While he and Boe remain friends outside of work, Ball told PA last year that they are “not Ant and Dec”.
We don’t live next door to each other, and we are very different in so many ways, but we just get each other,” he said.
Ball explored his Welsh heritage in a 2021 documentary for Channel 5, Wonderful Wales with Michael Ball.
During the programme, he visited the site of the 1966 Aberfan disaster, where 116 children and 28 adults were killed by an avalanche of coal waste that engulfed the village primary school. Ball’s uncle was one of those who went to the scene to try and rescue survivors.
He also opened up about his grandmother, who helped inspire his singing career, as he visited her former home in Cadwaladr Street in the village of Mountain Ash.
“She was a real central character within the community,” Ball recalled. “She was the one who organised things, the one you went to when you had a problem, the one you would have a laugh with.
“She recognised, from an early age, my love of performing – and she always encouraged me to do that. It was never, ‘Oh, sit down, be seen and not heard’; she would push us forward.”
Ball was appointed an Officer of the Order of the British Empire (OBE) in 2015 for services to musical theatre.
He lives in London with his partner of 32 years, journalist and broadcaster Cathy McGowan, whom he has described as his “rock”.
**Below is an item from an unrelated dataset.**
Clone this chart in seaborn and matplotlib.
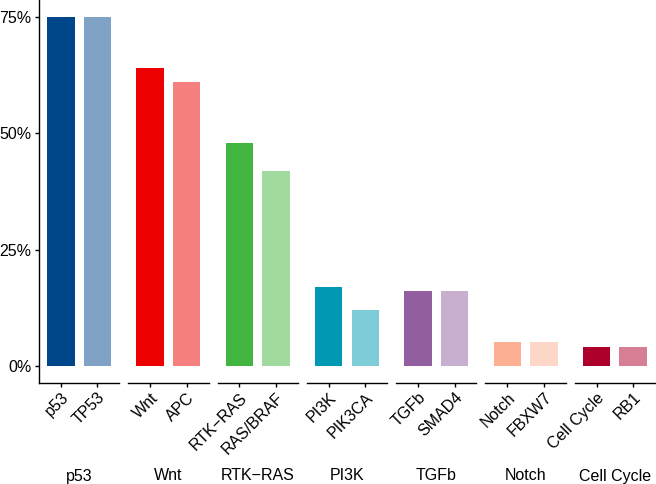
import matplotlib
matplotlib.use("Agg")
import matplotlib.pyplot as plt
import matplotlib.transforms as mtransforms
import seaborn as sns
import pandas as pd

# ---- data ----
groups = ["p53", "Wnt", "RTK\u2212RAS", "PI3K", "TGFb", "Notch", "Cell Cycle"]
bar_labels = [
    ["p53", "TP53"],
    ["Wnt", "APC"],
    ["RTK\u2212RAS", "RAS/BRAF"],
    ["PI3K", "PIK3CA"],
    ["TGFb", "SMAD4"],
    ["Notch", "FBXW7"],
    ["Cell Cycle", "RB1"],
]
bar_values = [
    [75, 75],
    [64, 61],
    [48, 42],
    [17, 12],
    [16, 16],
    [5, 5],
    [4, 4],
]
bar_colors = [
    ["#00468B", "#7FA2C5"],
    ["#ED0000", "#F67F7F"],
    ["#42B540", "#A0DA9F"],
    ["#0099B4", "#7FCCD9"],
    ["#925E9F", "#C8AECF"],
    ["#FDAF91", "#FED7C8"],
    ["#AD002A", "#D67F94"],
]
y_ticks = [0, 25, 50, 75]
y_ticklabels = ["0%", "25%", "50%", "75%"]

sns.set_theme(style="ticks")
plt.rcParams['font.family'] = ['Liberation Sans', 'DejaVu Sans']

FS = 11.5

fig, axes = plt.subplots(1, len(groups), figsize=(6.56, 4.84), dpi=100, sharey=True)
fig.subplots_adjust(left=39/656, right=655/656, top=1.0, bottom=1-383/484, wspace=0.1125)

for i, ax in enumerate(axes):
    df = pd.DataFrame({"gene": bar_labels[i], "value": bar_values[i]})
    sns.barplot(data=df, x="gene", y="value", hue="gene", order=bar_labels[i],
                hue_order=bar_labels[i], palette=bar_colors[i], ax=ax,
                width=0.75, saturation=1, legend=False, linewidth=0)
    ax.set_xlim(-0.6, 1.6)
    ax.set_ylim(-3.75, 78.75)
    ax.set_xlabel("")
    ax.set_ylabel("")
    for s in ["top", "right"]:
        ax.spines[s].set_visible(False)
    ax.spines["bottom"].set_linewidth(1.0)
    ax.spines["bottom"].set_color("black")
    ax.tick_params(axis="x", length=3, width=1.0, color="black", pad=2, labelsize=FS, labelcolor="black")
    ax.set_xticks(range(len(bar_labels[i])))
    ax.set_xticklabels(bar_labels[i], rotation=45, ha="right", va="top", rotation_mode="anchor")
    if i == 0:
        ax.spines["left"].set_linewidth(1.0)
        ax.spines["left"].set_color("black")
        ax.set_yticks(y_ticks)
        ax.set_yticklabels(y_ticklabels)
        ax.tick_params(axis="y", length=3, width=1.0, color="black", pad=2.5, labelsize=FS, labelcolor="black")
    else:
        ax.spines["left"].set_visible(False)
        ax.tick_params(axis="y", left=False, labelleft=False)
    trans = mtransforms.blended_transform_factory(ax.transAxes, fig.transFigure)
    ax.text(0.5, 1 - 476/484, groups[i], transform=trans, ha="center", va="center",
            fontsize=FS, color="black")

fig.savefig("out.png", dpi=100)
“She’s been there for all the ups and the downs. We have a wonderful family and are private about it,” he said. “She’s not remotely interested in fame. She’s immensely proud of what I do and is great at giving advice, she has no ambition herself, only for me. We have a real life. I do the shopping and the cooking.”
He added: “If you’ve got people in your life who are intuitive, sensitive and understand what makes you tick, and who you are able to talk to, that’s what I need. Cath sees the warning signs in me. She’ll say, ‘Right, we’re backing off now’.”
Ball will begin presenting Sunday Love Songs for Radio 2 in June.
“Steve [Wright] made Love Songs ‘appointment to listen’ radio,” Ball said in a statement after the news was announced. “I’m beyond excited and more than a little nervous to be tasked with the chance to continue with his extraordinary legacy.
“Beautiful, moving, relaxing and uplifting music to lift the soul on a Sunday morning, coupled with the stories, suggestions, requests and precious memories from you, the listener, will ensure that this won’t be just MY show, but OUR show.
“I hope you will join us as we continue to share the love.”